Reich sind Studenten meist nicht - aber trotzdem verpflichtet, ihr Vermögen beim Bafög-Antrag vollständig anzugeben. (Bild: ddp)

Das Konto, das Oma zur Geburt angelegt hat, oder das Geld vom Ferienjob - wer Vermögen beim Bafög-Antrag verschweigt, kann auch noch Jahre später Probleme bekommen. Diese Erfahrung musste Karin (Name geändert) machen - ihr Fall landete bei der Kölner Staatsanwaltschaft. „Vor einigen Wochen lag eine Vorladung der Kölner Polizei in meinem Briefkasten“, erzählt sie.
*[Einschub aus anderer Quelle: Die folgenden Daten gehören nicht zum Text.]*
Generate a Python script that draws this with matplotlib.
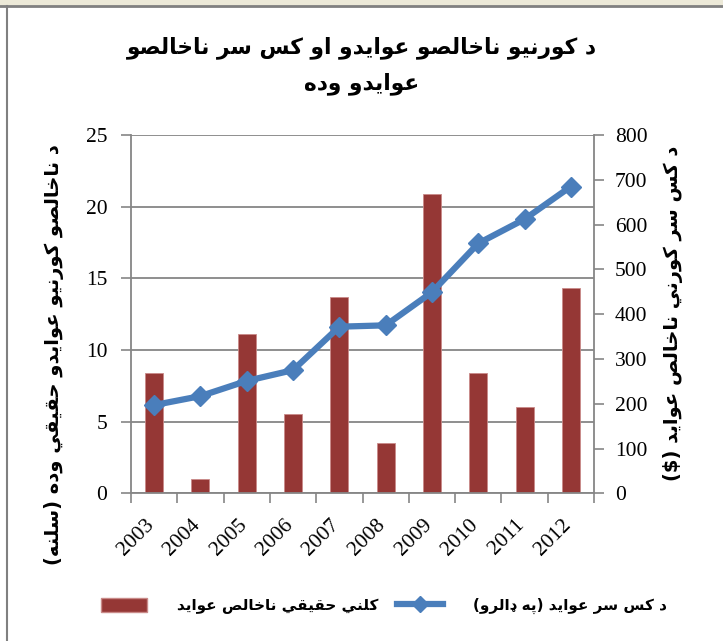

Der Vorwurf: Betrug. „Bei meinem Bafög-Erstantrag im Jahr 2001 habe ich nicht alle meine Sparbücher angegeben, damit ich überhaupt eine Chance auf die Förderung habe“, gibt Karin zu. „Ich habe aber nicht damit gerechnet, dass das noch Jahre später Konsequenzen haben könnte.“

Kann es aber. Denn nach einer Gesetzesänderung, die die Kommunikation unter den Ämtern erleichtert, ist Schluss mit Schummeln: Das Bundesamt für Finanzen erteilt den Bafög-Ämtern inzwischen Auskunft über die Höhe der Zins-Erträge der Antragsteller. Wenn die Zinsen eine gewisse Summe übersteigen, ist klar, dass der Student nicht sein gesamtes Vermögen angegeben hat. Dieser Datenabgleich wurde Karin zum Verhängnis. Das Kölner Studentenwerk hatte festgestellt, dass für Karin Freistellungsaufträge über 230 Euro vorlagen. Daraufhin musste die 28-Jährige ihr gesamtes Vermögen offenbaren. „Das war leider einiges mehr als die zulässigen 5200 Euro.“ Bereits vor drei Jahren hat Karin das zu Unrecht bezogene Bafög - etwa 2000 Euro - zurückgezahlt. Mit dieser Summe ist die ehemalige Studentin der Fachhochschule Köln ein eher kleiner Fisch. Der bundesweite „Rekord“ liegt bei einem Studenten aus Nordrhein-Westfalen, der den Bafög-Höchstsatz (zurzeit 585 Euro monatlich) erhielt, obwohl er 200 000 Euro auf seinem Konto hatte.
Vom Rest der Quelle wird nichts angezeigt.